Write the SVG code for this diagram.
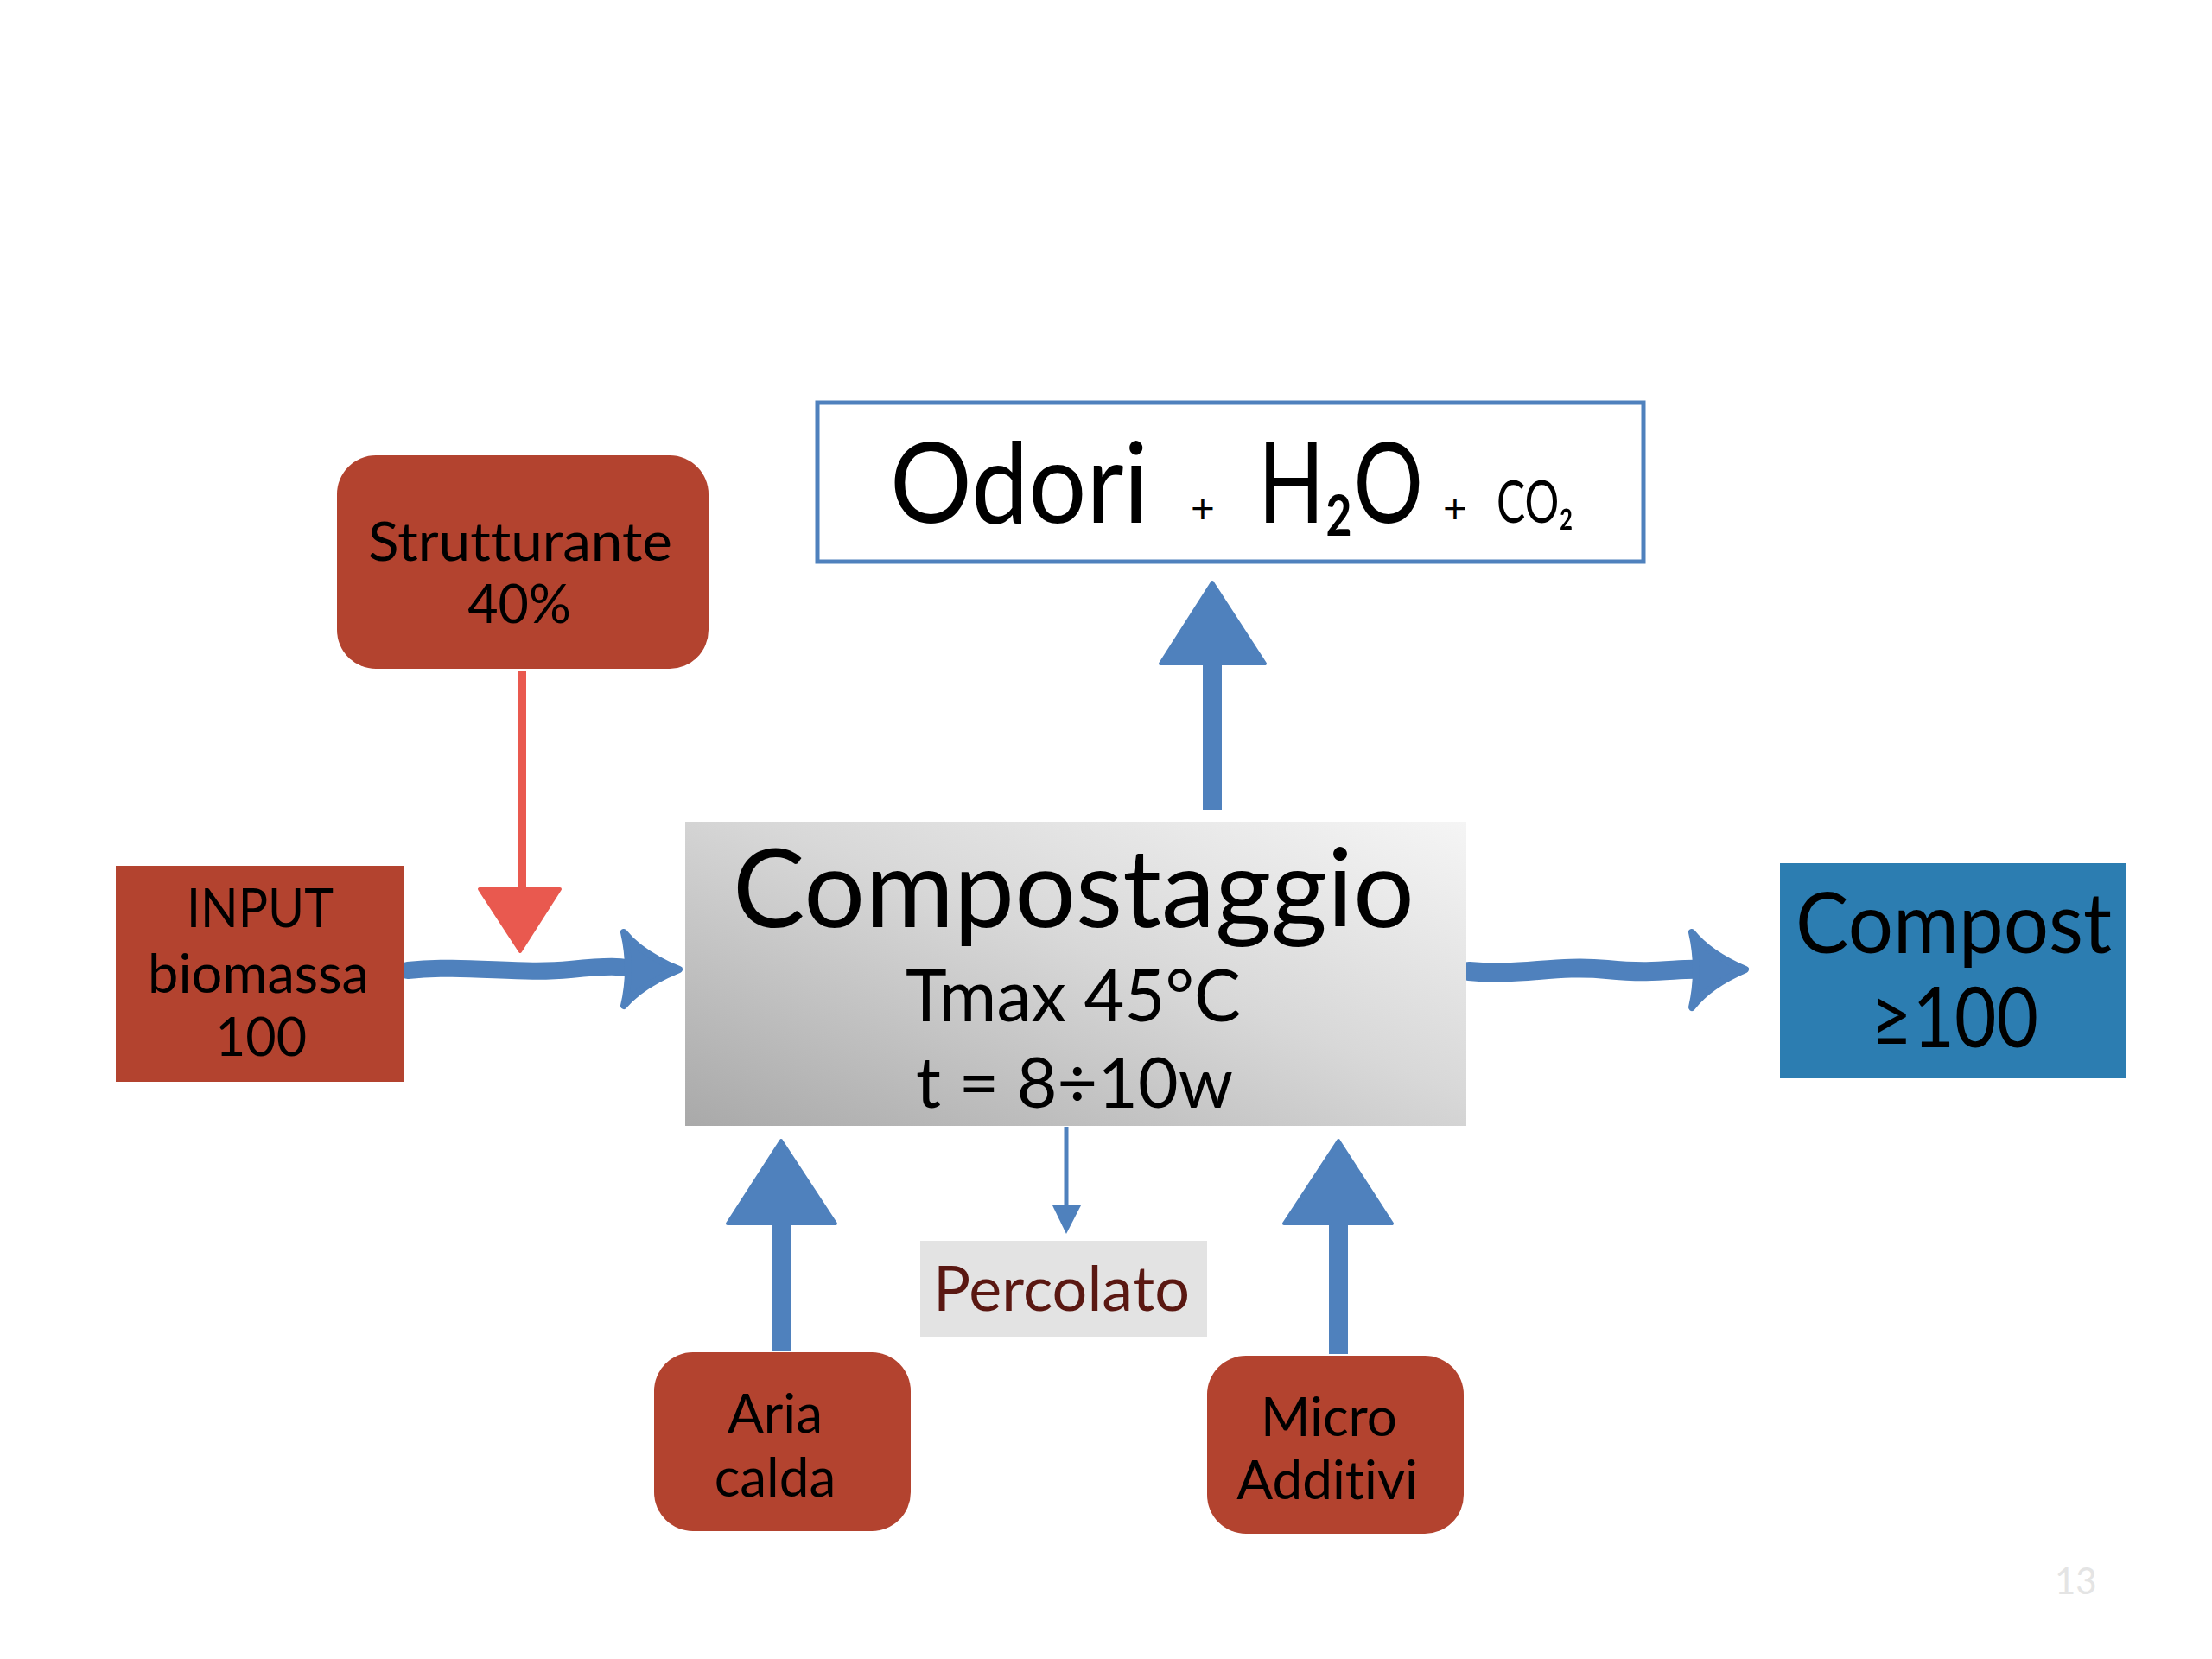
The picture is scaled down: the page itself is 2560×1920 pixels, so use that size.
<svg xmlns="http://www.w3.org/2000/svg" width="2560" height="1920" viewBox="0 0 2560 1920">
<style>
text{font-family:Lato,"Open Sans","Liberation Sans",sans-serif;fill:#000;font-variant-ligatures:none;font-feature-settings:"liga" 0,"clig" 0;}
.red{fill:#b3432f;}
.blue{fill:#4f81bd;}
.bl{stroke:#4f81bd;fill:none;stroke-linecap:round;stroke-linejoin:round;}
.c{text-anchor:middle;}
</style>
<defs>
<linearGradient id="gray" x1="0" y1="1" x2="1" y2="0">
<stop offset="0" stop-color="#a9a9a9"/>
<stop offset="0.55" stop-color="#d8d8d8"/>
<stop offset="1" stop-color="#f5f5f5"/>
</linearGradient>
</defs>
<rect width="2560" height="1920" fill="#fff"/>

<g id="connectors">
<g id="arrow-struct">
<rect x="599" y="776" width="10" height="258" fill="#e9594f"/>
<polygon points="555,1029 648,1029 602,1101" fill="#e9594f" stroke="#e9594f" stroke-width="4" stroke-linejoin="round"/>
</g>
<g id="arrow-input">
<path class="bl" stroke-width="20" d="M472,1123 C540,1116 600,1128 660,1122 S720,1120 740,1122"/>
<path class="blue" stroke="#4f81bd" stroke-width="8" stroke-linejoin="round" d="M722,1079 Q742,1104 786,1122 Q742,1140 722,1164 Q732,1122 722,1079 Z"/>
</g>
<g id="arrow-compost">
<path class="bl" stroke-width="22" d="M1700,1124 C1760,1130 1800,1116 1860,1122 S1940,1120 1970,1122"/>
<path class="blue" stroke="#4f81bd" stroke-width="8" stroke-linejoin="round" d="M1958,1079 Q1978,1104 2020,1122 Q1978,1140 1958,1166 Q1968,1122 1958,1079 Z"/>
</g>
<g id="arrow-odori">
<rect x="1392" y="760" width="22" height="178" class="blue"/>
<polygon points="1403,674 1464,768 1343,768" class="blue" stroke="#4f81bd" stroke-width="4" stroke-linejoin="round"/>
</g>
<g id="arrow-aria">
<rect x="893" y="1410" width="22" height="153" class="blue"/>
<polygon points="904,1320 967,1416 842,1416" class="blue" stroke="#4f81bd" stroke-width="4" stroke-linejoin="round"/>
</g>
<g id="arrow-micro">
<rect x="1538" y="1410" width="22" height="157" class="blue"/>
<polygon points="1549,1320 1611,1416 1486,1416" class="blue" stroke="#4f81bd" stroke-width="4" stroke-linejoin="round"/>
</g>
<g id="arrow-percolato">
<line x1="1234" y1="1304" x2="1234" y2="1400" stroke="#4f81bd" stroke-width="5"/>
<polygon points="1218,1395 1251,1395 1234,1428" class="blue"/>
</g>
</g>

<g id="node-odori">
<rect x="946" y="466" width="956" height="184" fill="#fff" stroke="#4f81bd" stroke-width="5"/>
<text x="1030" y="605" font-size="130" textLength="299" lengthAdjust="spacingAndGlyphs">Odori</text>
<text x="1378" y="605" font-size="48">+</text>
<text transform="translate(1456,605) scale(0.77,1)" x="0" y="0" font-size="130" textLength="248" lengthAdjust="spacingAndGlyphs">H₂O</text>
<text x="1670" y="605" font-size="48">+</text>
<text x="1732" y="605" font-size="67" textLength="89" lengthAdjust="spacingAndGlyphs">CO₂</text>
</g>

<g id="node-strutturante">
<rect x="390" y="527" width="430" height="247" rx="45" class="red"/>
<text class="c" x="602" y="649" font-size="61" textLength="352" lengthAdjust="spacingAndGlyphs">Strutturante</text>
<text class="c" x="601" y="721" font-size="61">40%</text>
</g>

<g id="node-input">
<rect x="134" y="1002" width="333" height="250" class="red"/>
<text class="c" x="301" y="1073" font-size="61" textLength="170" lengthAdjust="spacingAndGlyphs">INPUT</text>
<text class="c" x="299" y="1149" font-size="61" textLength="256" lengthAdjust="spacingAndGlyphs">biomassa</text>
<text class="c" x="302" y="1222" font-size="61">100</text>
</g>

<g id="node-compostaggio">
<rect x="793" y="951" width="904" height="352" fill="url(#gray)"/>
<text x="848" y="1073" font-size="127" textLength="789" lengthAdjust="spacingAndGlyphs">Compostaggio</text>
<text x="1048" y="1182" font-size="84" textLength="388" lengthAdjust="spacingAndGlyphs">Tmax 45°C</text>
<text x="1060" y="1282" font-size="82" textLength="367" lengthAdjust="spacingAndGlyphs">t = 8÷10w</text>
</g>

<g id="node-compost">
<rect x="2060" y="999" width="401" height="249" fill="#2c7db1"/>
<text class="c" x="2261" y="1103" font-size="96" textLength="366" lengthAdjust="spacingAndGlyphs">Compost</text>
<text class="c" x="2262" y="1212" font-size="96" textLength="194" lengthAdjust="spacingAndGlyphs">≥100</text>
</g>

<g id="node-percolato">
<rect x="1065" y="1436" width="332" height="111" fill="#e3e3e3"/>
<text x="1080" y="1517" font-size="71" style="fill:#5a1812" textLength="297" lengthAdjust="spacingAndGlyphs">Percolato</text>
</g>

<g id="node-aria">
<rect x="757" y="1565" width="297" height="207" rx="45" class="red"/>
<text class="c" x="897" y="1658" font-size="62">Aria</text>
<text class="c" x="897" y="1732" font-size="62">calda</text>
</g>

<g id="node-micro">
<rect x="1397" y="1569" width="297" height="206" rx="45" class="red"/>
<text class="c" x="1538" y="1662" font-size="62">Micro</text>
<text class="c" x="1536" y="1735" font-size="62">Additivi</text>
</g>

<text x="2378" y="1845" font-size="42" style="fill:#e4e4e4">13</text>
</svg>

Task requirements:
The listing above must be printed again exactly, minus its pictures.

Written solution:
Write the SVG code for this diagram.
The picture is scaled down: the page itself is 2560×1920 pixels, so use that size.
<svg xmlns="http://www.w3.org/2000/svg" width="2560" height="1920" viewBox="0 0 2560 1920">
<style>
text{font-family:Lato,"Open Sans","Liberation Sans",sans-serif;fill:#000;font-variant-ligatures:none;font-feature-settings:"liga" 0,"clig" 0;}
.red{fill:#b3432f;}
.blue{fill:#4f81bd;}
.bl{stroke:#4f81bd;fill:none;stroke-linecap:round;stroke-linejoin:round;}
.c{text-anchor:middle;}
</style>
<defs>
<linearGradient id="gray" x1="0" y1="1" x2="1" y2="0">
<stop offset="0" stop-color="#a9a9a9"/>
<stop offset="0.55" stop-color="#d8d8d8"/>
<stop offset="1" stop-color="#f5f5f5"/>
</linearGradient>
</defs>
<rect width="2560" height="1920" fill="#fff"/>

<g id="connectors">
<g id="arrow-struct">
<rect x="599" y="776" width="10" height="258" fill="#e9594f"/>
<polygon points="555,1029 648,1029 602,1101" fill="#e9594f" stroke="#e9594f" stroke-width="4" stroke-linejoin="round"/>
</g>
<g id="arrow-input">
<path class="bl" stroke-width="20" d="M472,1123 C540,1116 600,1128 660,1122 S720,1120 740,1122"/>
<path class="blue" stroke="#4f81bd" stroke-width="8" stroke-linejoin="round" d="M722,1079 Q742,1104 786,1122 Q742,1140 722,1164 Q732,1122 722,1079 Z"/>
</g>
<g id="arrow-compost">
<path class="bl" stroke-width="22" d="M1700,1124 C1760,1130 1800,1116 1860,1122 S1940,1120 1970,1122"/>
<path class="blue" stroke="#4f81bd" stroke-width="8" stroke-linejoin="round" d="M1958,1079 Q1978,1104 2020,1122 Q1978,1140 1958,1166 Q1968,1122 1958,1079 Z"/>
</g>
<g id="arrow-odori">
<rect x="1392" y="760" width="22" height="178" class="blue"/>
<polygon points="1403,674 1464,768 1343,768" class="blue" stroke="#4f81bd" stroke-width="4" stroke-linejoin="round"/>
</g>
<g id="arrow-aria">
<rect x="893" y="1410" width="22" height="153" class="blue"/>
<polygon points="904,1320 967,1416 842,1416" class="blue" stroke="#4f81bd" stroke-width="4" stroke-linejoin="round"/>
</g>
<g id="arrow-micro">
<rect x="1538" y="1410" width="22" height="157" class="blue"/>
<polygon points="1549,1320 1611,1416 1486,1416" class="blue" stroke="#4f81bd" stroke-width="4" stroke-linejoin="round"/>
</g>
<g id="arrow-percolato">
<line x1="1234" y1="1304" x2="1234" y2="1400" stroke="#4f81bd" stroke-width="5"/>
<polygon points="1218,1395 1251,1395 1234,1428" class="blue"/>
</g>
</g>

<g id="node-odori">
<rect x="946" y="466" width="956" height="184" fill="#fff" stroke="#4f81bd" stroke-width="5"/>
<text x="1030" y="605" font-size="130" textLength="299" lengthAdjust="spacingAndGlyphs">Odori</text>
<text x="1378" y="605" font-size="48">+</text>
<text transform="translate(1456,605) scale(0.77,1)" x="0" y="0" font-size="130" textLength="248" lengthAdjust="spacingAndGlyphs">H₂O</text>
<text x="1670" y="605" font-size="48">+</text>
<text x="1732" y="605" font-size="67" textLength="89" lengthAdjust="spacingAndGlyphs">CO₂</text>
</g>

<g id="node-strutturante">
<rect x="390" y="527" width="430" height="247" rx="45" class="red"/>
<text class="c" x="602" y="649" font-size="61" textLength="352" lengthAdjust="spacingAndGlyphs">Strutturante</text>
<text class="c" x="601" y="721" font-size="61">40%</text>
</g>

<g id="node-input">
<rect x="134" y="1002" width="333" height="250" class="red"/>
<text class="c" x="301" y="1073" font-size="61" textLength="170" lengthAdjust="spacingAndGlyphs">INPUT</text>
<text class="c" x="299" y="1149" font-size="61" textLength="256" lengthAdjust="spacingAndGlyphs">biomassa</text>
<text class="c" x="302" y="1222" font-size="61">100</text>
</g>

<g id="node-compostaggio">
<rect x="793" y="951" width="904" height="352" fill="url(#gray)"/>
<text x="848" y="1073" font-size="127" textLength="789" lengthAdjust="spacingAndGlyphs">Compostaggio</text>
<text x="1048" y="1182" font-size="84" textLength="388" lengthAdjust="spacingAndGlyphs">Tmax 45°C</text>
<text x="1060" y="1282" font-size="82" textLength="367" lengthAdjust="spacingAndGlyphs">t = 8÷10w</text>
</g>

<g id="node-compost">
<rect x="2060" y="999" width="401" height="249" fill="#2c7db1"/>
<text class="c" x="2261" y="1103" font-size="96" textLength="366" lengthAdjust="spacingAndGlyphs">Compost</text>
<text class="c" x="2262" y="1212" font-size="96" textLength="194" lengthAdjust="spacingAndGlyphs">≥100</text>
</g>

<g id="node-percolato">
<rect x="1065" y="1436" width="332" height="111" fill="#e3e3e3"/>
<text x="1080" y="1517" font-size="71" style="fill:#5a1812" textLength="297" lengthAdjust="spacingAndGlyphs">Percolato</text>
</g>

<g id="node-aria">
<rect x="757" y="1565" width="297" height="207" rx="45" class="red"/>
<text class="c" x="897" y="1658" font-size="62">Aria</text>
<text class="c" x="897" y="1732" font-size="62">calda</text>
</g>

<g id="node-micro">
<rect x="1397" y="1569" width="297" height="206" rx="45" class="red"/>
<text class="c" x="1538" y="1662" font-size="62">Micro</text>
<text class="c" x="1536" y="1735" font-size="62">Additivi</text>
</g>

<text x="2378" y="1845" font-size="42" style="fill:#e4e4e4">13</text>
</svg>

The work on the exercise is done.